How about a deterministic algorithm? Here's what we can do. Look at
x_1: for each of the two possible settings (0 or 1) we can calculate
the expected number of clauses satisfied if we were to go with that
setting, and then set the rest of the variables randomly. (It is just
the number of clauses already satisfied plus sum_k m_k(1-1/2^k),
where m_k is the number of clauses of size k in the ``formula to
go''.) Fix x_1 to the setting that gives us a larger expectation.

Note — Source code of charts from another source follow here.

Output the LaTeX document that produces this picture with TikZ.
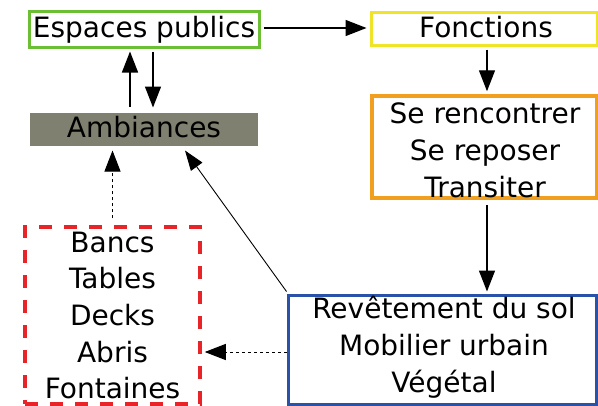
\documentclass[tikz,border=0pt]{standalone}
\usepackage{fontspec}
\setmainfont{DejaVu Sans}
\usetikzlibrary{arrows.meta,calc}
\definecolor{cgreen}{RGB}{108,190,52}
\definecolor{cyellow}{RGB}{240,228,40}
\definecolor{corange}{RGB}{240,160,30}
\definecolor{cblue}{RGB}{42,82,168}
\definecolor{cred}{RGB}{232,36,40}
\definecolor{cgray}{RGB}{128,128,112}
\begin{document}
\begin{tikzpicture}[x=1pt,y=-1pt,
  box/.style={rectangle, inner sep=0pt, line width=3pt},
  lbl/.style={anchor=base, inner sep=0pt, font=\fontsize{28}{36}\selectfont},
  arr/.style={line width=1.4pt, -{Triangle[length=21pt,width=16pt]}},
  thinarr/.style={line width=0.9pt, -{Triangle[length=20pt,width=14pt]}},
  dotarr/.style={line width=1pt, dash pattern=on 3pt off 3pt, -{Triangle[length=21pt,width=16pt]}}]
\useasboundingbox[fill=white] (0,0) rectangle (598,405);
% boxes
\node[box, draw=cgreen, minimum width=230pt, minimum height=36pt] (esp) at (144,29) {};
\node[box, draw=cyellow, minimum width=226pt, minimum height=33pt] (fon) at (484,28.5) {};
\node[box, draw=corange, line width=3.5pt, minimum width=225pt, minimum height=102pt] (fun) at (484.5,147) {};
\node[box, draw=cblue, line width=3pt, minimum width=308pt, minimum height=109pt] (rev) at (442,349.5) {};
\node[box, fill=cgray, minimum width=228pt, minimum height=33pt] (amb) at (144,129.5) {};
\node[box, draw=cred, line width=3.5pt, dash pattern=on 13pt off 12pt, minimum width=175pt, minimum height=177pt] (red) at (112.5,315.5) {};
% texts
\node[lbl] (tesp) at (144,37) {Espaces publics};
\node[lbl] (tfon) at (486,37) {Fonctions};
\node[lbl] (tamb) at (144,137) {Ambiances};
\node[lbl] (tf1) at (485,123) {Se rencontrer};
\node[lbl] (tf2) at (485,160) {Se reposer};
\node[lbl] (tf3) at (485,197) {Transiter};
\node[lbl] (tr1) at (444,318) {Revêtement du sol};
\node[lbl] (tr2) at (444,355) {Mobilier urbain};
\node[lbl] (tr3) at (444,392) {Végétal};
\node[lbl] (tb1) at (112.5,252) {Bancs};
\node[lbl] (tb2) at (112.5,288) {Tables};
\node[lbl] (tb3) at (112.5,325) {Decks};
\node[lbl] (tb4) at (112.5,362) {Abris};
\node[lbl] (tb5) at (112.5,398) {Fontaines};
% connectors
\draw[arr] ($(esp.east)+(3,-1)$) -- ($(fon.west |- esp.east)+(-3,-1)$);
\draw[arr] ($(amb.north)+(-14,-5)$) -- ($(esp.south)+(-14,3)$);
\draw[arr] ($(esp.south)+(9,3)$) -- ($(amb.north)+(9,-4)$);
\draw[arr] ($(fon.south)+(3,3)$) -- ($(fun.north)+(2.5,-3)$);
\draw[arr] ($(fun.south)+(2.5,5)$) -- ($(fun.south |- rev.north)+(2.5,-2)$);
\draw[thinarr] ($(rev.north west)+(0,-2)$) -- ($(amb.south)+(41,3)$);
\draw[dotarr] ($(red.north)+(0,-7)$) -- ($(red.north |- amb.south)+(0,3)$);
\draw[dotarr] ($(rev.west)+(0,2.5)$) -- ($(red.east |- rev.west)+(3,2.5)$);
\end{tikzpicture}
\end{document}
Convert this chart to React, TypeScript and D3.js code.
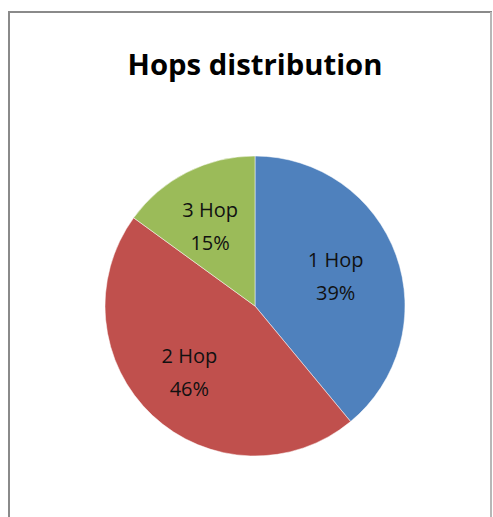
import React from "react";
import * as d3 from "d3";

const categories = ["1 Hop", "2 Hop", "3 Hop"];
const values = [39, 46, 15];
const colors = ["#4F81BD", "#C0504D", "#9BBB59"];
const title = "Hops distribution";

export default function App() {
  const W = 493, H = 517;
  const cx = 255, cy = 306, R = 150;
  const pie = d3.pie<number>().sort(null).value((d) => d);
  const arcs = pie(values);
  const arc = d3.arc<d3.PieArcDatum<number>>().innerRadius(0).outerRadius(R);
  const labelArc = d3.arc<d3.PieArcDatum<number>>().innerRadius(180).outerRadius(0);
  const total = d3.sum(values);
  return (
    <svg width={W} height={H} style={{ position: "absolute", left: 0, top: 0, background: "#fff" }}>
      <rect x={9} y={12} width={482} height={520} fill="#fff" stroke="#8a8a8a" strokeWidth={2} />
      <line x1={491} y1={12} x2={491} y2={517} stroke="#e4e4e4" strokeWidth={1} />
      <text x={255} y={75} textAnchor="middle" fontFamily="'Open Sans', sans-serif" fontWeight="bold" fontSize={29} fill="#000" textLength={255} lengthAdjust="spacingAndGlyphs">
        {title}
      </text>
      <g transform={`translate(${cx},${cy})`}>
        {arcs.map((a, i) => (
          <path key={i} d={arc(a) || ""} fill={colors[i]} stroke="#fff" strokeWidth={0.5} />
        ))}
        {arcs.map((a, i) => {
          const [x, y] = labelArc.centroid(a);
          return (
            <text key={"t" + i} x={x - 4} y={y} textAnchor="middle" fontFamily="'Open Sans', sans-serif" fontSize={20} fill="#111">
              <tspan x={x - 4} dy={-9}>{categories[i]}</tspan>
              <tspan x={x - 4} dy={33}>{Math.round((values[i] / total) * 100)}%</tspan>
            </text>
          );
        })}
      </g>
    </svg>
  );
}
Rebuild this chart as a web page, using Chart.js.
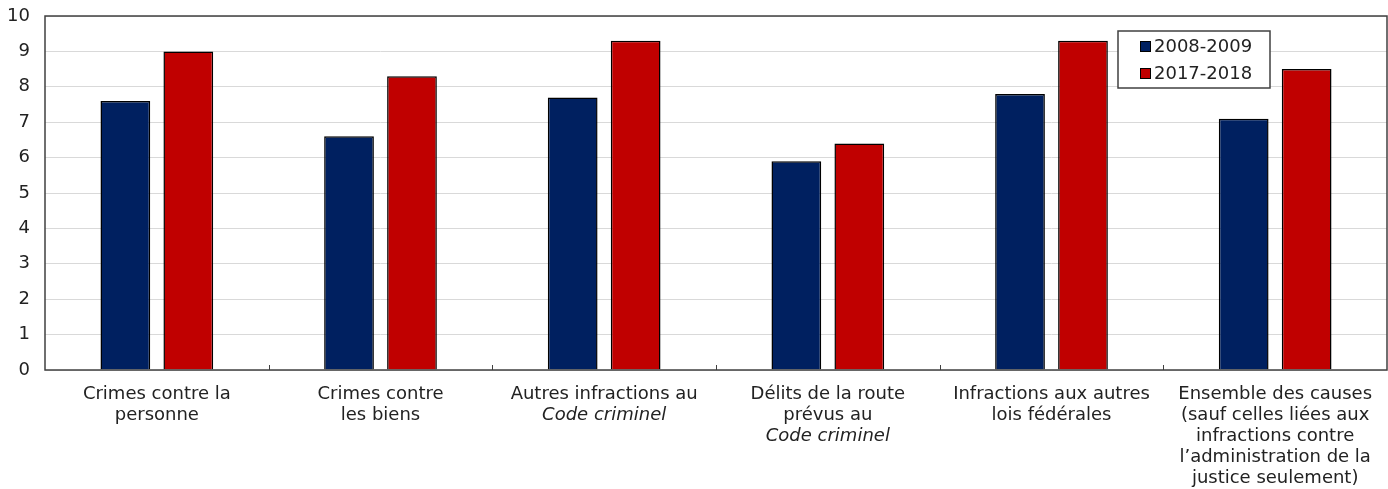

Now go on to x_2 and do the same thing, setting it to the value with
the highest expectation-to-go, and then x_3 and so on. The point is
that since we always pick the setting whose expectation-to-go is
larger, this expectation-to-go never decreases (since our current
expectation is the average of the ones we get by setting the next
variable to 0 or 1).
This is called the ``conditional expectation'' method. The algorithm
itself is completely deterministic --- in fact we could rewrite
it to get rid of any hint of randomization by just viewing sum_k
m_k(1-1/2^k) as a way of weighting the clauses to favor the small
ones, but our motivation was based on the randomized method.
In general, the area of approximation algorithms and approximation
hardness is a major area of algorithms research. Occupies a good
fraction of major algorithms conferences.